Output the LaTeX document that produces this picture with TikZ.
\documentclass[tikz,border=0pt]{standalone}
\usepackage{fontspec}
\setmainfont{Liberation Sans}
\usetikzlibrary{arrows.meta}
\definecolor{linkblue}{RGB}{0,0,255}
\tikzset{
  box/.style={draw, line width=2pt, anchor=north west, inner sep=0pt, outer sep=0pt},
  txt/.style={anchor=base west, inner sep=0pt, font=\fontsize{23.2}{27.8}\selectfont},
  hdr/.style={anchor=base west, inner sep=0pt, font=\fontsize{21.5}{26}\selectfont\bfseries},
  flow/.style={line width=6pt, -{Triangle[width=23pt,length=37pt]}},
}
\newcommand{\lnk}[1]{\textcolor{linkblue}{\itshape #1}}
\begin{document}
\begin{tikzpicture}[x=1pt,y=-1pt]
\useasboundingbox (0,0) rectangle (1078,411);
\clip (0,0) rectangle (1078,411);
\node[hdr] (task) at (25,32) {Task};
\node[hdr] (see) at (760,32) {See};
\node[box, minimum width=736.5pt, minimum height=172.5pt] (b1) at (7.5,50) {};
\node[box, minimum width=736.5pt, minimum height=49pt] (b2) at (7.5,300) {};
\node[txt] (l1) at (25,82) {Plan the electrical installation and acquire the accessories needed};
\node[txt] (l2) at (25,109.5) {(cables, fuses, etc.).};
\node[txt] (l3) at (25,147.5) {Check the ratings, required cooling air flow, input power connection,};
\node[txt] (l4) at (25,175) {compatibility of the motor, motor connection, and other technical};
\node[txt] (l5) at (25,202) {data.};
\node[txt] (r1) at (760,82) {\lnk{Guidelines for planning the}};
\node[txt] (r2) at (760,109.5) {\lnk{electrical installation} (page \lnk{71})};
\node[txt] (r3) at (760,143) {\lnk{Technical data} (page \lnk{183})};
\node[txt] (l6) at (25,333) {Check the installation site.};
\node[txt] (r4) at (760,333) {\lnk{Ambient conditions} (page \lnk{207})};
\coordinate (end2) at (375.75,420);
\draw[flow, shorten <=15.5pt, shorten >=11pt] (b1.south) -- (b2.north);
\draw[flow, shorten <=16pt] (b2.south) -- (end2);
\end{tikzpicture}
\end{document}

= Problem details =
Write out every line of the material again, exactly as it reads.

= Task answer =
Output the LaTeX document that produces this picture with TikZ.
\documentclass[tikz,border=0pt]{standalone}
\usepackage{fontspec}
\setmainfont{Liberation Sans}
\usetikzlibrary{arrows.meta}
\definecolor{linkblue}{RGB}{0,0,255}
\tikzset{
  box/.style={draw, line width=2pt, anchor=north west, inner sep=0pt, outer sep=0pt},
  txt/.style={anchor=base west, inner sep=0pt, font=\fontsize{23.2}{27.8}\selectfont},
  hdr/.style={anchor=base west, inner sep=0pt, font=\fontsize{21.5}{26}\selectfont\bfseries},
  flow/.style={line width=6pt, -{Triangle[width=23pt,length=37pt]}},
}
\newcommand{\lnk}[1]{\textcolor{linkblue}{\itshape #1}}
\begin{document}
\begin{tikzpicture}[x=1pt,y=-1pt]
\useasboundingbox (0,0) rectangle (1078,411);
\clip (0,0) rectangle (1078,411);
\node[hdr] (task) at (25,32) {Task};
\node[hdr] (see) at (760,32) {See};
\node[box, minimum width=736.5pt, minimum height=172.5pt] (b1) at (7.5,50) {};
\node[box, minimum width=736.5pt, minimum height=49pt] (b2) at (7.5,300) {};
\node[txt] (l1) at (25,82) {Plan the electrical installation and acquire the accessories needed};
\node[txt] (l2) at (25,109.5) {(cables, fuses, etc.).};
\node[txt] (l3) at (25,147.5) {Check the ratings, required cooling air flow, input power connection,};
\node[txt] (l4) at (25,175) {compatibility of the motor, motor connection, and other technical};
\node[txt] (l5) at (25,202) {data.};
\node[txt] (r1) at (760,82) {\lnk{Guidelines for planning the}};
\node[txt] (r2) at (760,109.5) {\lnk{electrical installation} (page \lnk{71})};
\node[txt] (r3) at (760,143) {\lnk{Technical data} (page \lnk{183})};
\node[txt] (l6) at (25,333) {Check the installation site.};
\node[txt] (r4) at (760,333) {\lnk{Ambient conditions} (page \lnk{207})};
\coordinate (end2) at (375.75,420);
\draw[flow, shorten <=15.5pt, shorten >=11pt] (b1.south) -- (b2.north);
\draw[flow, shorten <=16pt] (b2.south) -- (end2);
\end{tikzpicture}
\end{document}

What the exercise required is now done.